The diskcache usecase

1 2 3 4 5

Let's say that you're making a web request maybe to an API. Here's one such example that uses the Star Wars API.

import requests as rq

def fetch_starwars_person(i):
    return rq.get(f"https://swapi.dev/api/people/{i}/").json()

fetch_starwars_person(1)

When this code runs, you'll see it return output like this:

{
   "birth_year":"19BBY",
   "created":"2014-12-09T13:50:51.644000Z",
   "edited":"2014-12-20T21:17:56.891000Z",
   "eye_color":"blue",
   "films":[
      "https://swapi.dev/api/films/1/",
      "https://swapi.dev/api/films/2/",
      "https://swapi.dev/api/films/3/",
      "https://swapi.dev/api/films/6/"
   ],
   "gender":"male",
   "hair_color":"blond",
   "height":"172",
   "homeworld":"https://swapi.dev/api/planets/1/",
   "mass":"77",
   "name":"Luke Skywalker",
   "skin_color":"fair",
   "species":[
      
   ],
   "starships":[
      "https://swapi.dev/api/starships/12/",
      "https://swapi.dev/api/starships/22/"
   ],
   "url":"https://swapi.dev/api/people/1/",
   "vehicles":[
      "https://swapi.dev/api/vehicles/14/",
      "https://swapi.dev/api/vehicles/30/"
   ]
}

But the request does take a bit of time.

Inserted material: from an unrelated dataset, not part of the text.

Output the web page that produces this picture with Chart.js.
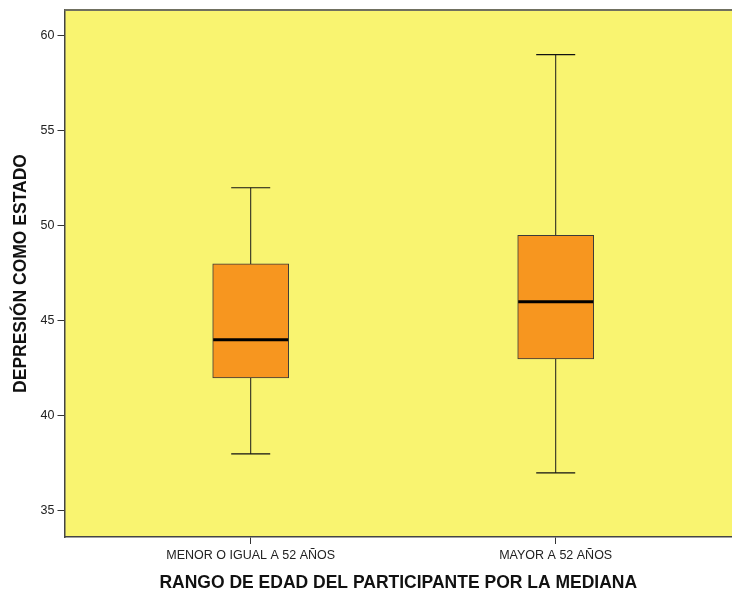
<!DOCTYPE html>
<html>
<head>
<meta charset="utf-8">
<script src="https://cdn.jsdelivr.net/npm/chart.js@4/dist/chart.umd.min.js"></script>
<style>
html,body{margin:0;padding:0;background:#fff;}
#wrap{width:732px;height:594px;}
</style>
</head>
<body>
<div id="wrap"><canvas id="c" width="732" height="594"></canvas></div>
<script>
const categories = ['MENOR O IGUAL A 52 AÑOS', 'MAYOR A 52 AÑOS'];
const whiskerLow = [38, 37];
const q1 = [42, 43];
const medians = [44, 46];
const q3 = [48, 49.5];
const whiskerHigh = [52, 59];
const yTicks = [35, 40, 45, 50, 55, 60];
const xPositions = [1, 2];

const FONT = "'Liberation Sans', Arial, sans-serif";

const datasets = [];
categories.forEach((c, i) => {
  datasets.push({
    type: 'line',
    data: [{x: xPositions[i], y: whiskerLow[i]}, {x: xPositions[i], y: whiskerHigh[i]}],
    borderColor: '#1a1a1a',
    borderWidth: 1,
    pointRadius: 0,
    order: 5
  });
});
datasets.push({
  type: 'bar',
  data: categories.map((c, i) => ({x: xPositions[i], y: [q1[i], q3[i]]})),
  backgroundColor: '#f7961f',
  borderColor: '#3a3a3a',
  borderWidth: 1,
  borderSkipped: false,
  barThickness: 76,
  order: 4
});
datasets.push({
  type: 'line',
  data: categories.flatMap((c, i) => [{x: xPositions[i], y: whiskerLow[i]}, {x: xPositions[i], y: whiskerHigh[i]}]),
  showLine: false,
  pointStyle: 'line',
  pointRadius: 19.5,
  pointBorderWidth: 1.2,
  pointBorderColor: '#111',
  order: 2
});
datasets.push({
  type: 'line',
  data: categories.map((c, i) => ({x: xPositions[i], y: medians[i]})),
  showLine: false,
  pointStyle: 'line',
  pointRadius: 37.5,
  pointBorderWidth: 3,
  pointBorderColor: '#000',
  order: 1
});

const bgPlugin = {
  id: 'bg',
  beforeDraw(chart) {
    const {ctx, chartArea: a} = chart;
    ctx.save();
    ctx.fillStyle = '#f9f470';
    ctx.fillRect(a.left, a.top, a.right - a.left, a.bottom - a.top);
    ctx.restore();
  },
  afterDraw(chart) {
    const {ctx, chartArea: a} = chart;
    ctx.save();
    ctx.strokeStyle = '#707060';
    ctx.lineWidth = 2;
    ctx.beginPath();
    ctx.moveTo(a.left, a.top);
    ctx.lineTo(a.right, a.top);
    ctx.stroke();
    ctx.restore();
  }
};

new Chart(document.getElementById('c'), {
  type: 'bar',
  data: {datasets},
  plugins: [bgPlugin],
  options: {
    responsive: false,
    animation: false,
    layout: {autoPadding: false, padding: {top: 10, right: 0, left: 0, bottom: 0}},
    plugins: {legend: {display: false}, tooltip: {enabled: false}},
    scales: {
      x: {
        type: 'linear',
        min: 0.3895,
        max: 2.578,
        offset: false,
        afterBuildTicks(scale) { scale.ticks = xPositions.map(v => ({value: v})); },
        afterFit(scale) { scale.height = 57; scale.paddingLeft = 0; scale.paddingRight = 0; },
        ticks: {
          callback: (v) => { const i = xPositions.indexOf(v); return i >= 0 ? categories[i] : ''; },
          font: {family: FONT, size: 12.5},
          color: '#222',
          padding: 4,
          maxRotation: 0,
          autoSkip: false
        },
        grid: {offset: false, drawOnChartArea: false, drawTicks: true, tickLength: 7, color: '#333'},
        border: {color: '#444', width: 1.5},
        title: {
          display: true,
          text: 'RANGO DE EDAD DEL PARTICIPANTE POR LA MEDIANA',
          font: {family: FONT, size: 17.5, weight: 'bold'},
          color: '#111',
          padding: {top: 4, bottom: 0}
        }
      },
      y: {
        type: 'linear',
        min: 33.63,
        max: 61.35,
        afterBuildTicks(scale) { scale.ticks = yTicks.map(v => ({value: v})); },
        afterFit(scale) { scale.width = 64.5; scale.paddingTop = 0; scale.paddingBottom = 0; },
        ticks: {
          font: {family: FONT, size: 12.5},
          color: '#222',
          padding: 3
        },
        grid: {drawOnChartArea: false, drawTicks: true, tickLength: 7, color: '#333'},
        border: {color: '#444', width: 1.5},
        title: {
          display: true,
          text: 'DEPRESIÓN COMO ESTADO',
          font: {family: FONT, size: 17.5, weight: 'bold'},
          color: '#111',
          padding: {top: 11, bottom: 0}
        }
      }
    }
  }
});
</script>
</body>
</html>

We can measure this in Jupyter via the %%time magic command.

%%time

fetch_starwars_person(1)

When we run this on our machine it seems that it takes about a second to return the request. That could be fine, but you can imagine that if we were to repeat this request multiple times that we'd be waiting a whole lot which feels wasteful.

Memory

Instead of rerunning the same request and waiting for a response we could choose to cache the result. A convenient method for this is the lru_cache decorator that can be found in functools.

from functools import lru_cache 

@lru_cache 
def fetch_starwars_person(i):
    return rq.get(f"https://swapi.dev/api/people/{i}/").json()

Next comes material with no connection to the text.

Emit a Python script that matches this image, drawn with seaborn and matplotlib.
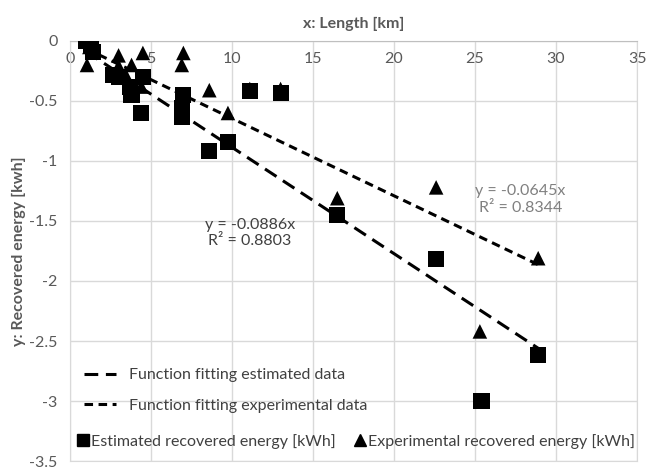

The first time you'll run this function it'll take a second again, but after that it'll be much faster! We see speeds around the 9.06 µs mark.

Downside

This trick is great, but it isn't perfect either. What happens if we restart the notebook? In that case we'd lose the state in the memory and we'd have to start all over again. For a single request and a single endpoint this isn't the end of the world ... but it would be nice if we could cache a whole bunch of data and re-use it at a later point in time.

For use-cases like this ... you might be interested in using diskcache. It's a joyful little library that uses Sqlite under the hood to act as a cache that is stored on disk. It comes with no dependencies and we've found it to be a very likeable tool to use.

The goal of this series of videos is to do a deep dive on this tool and to show how you might use it in some of your projects.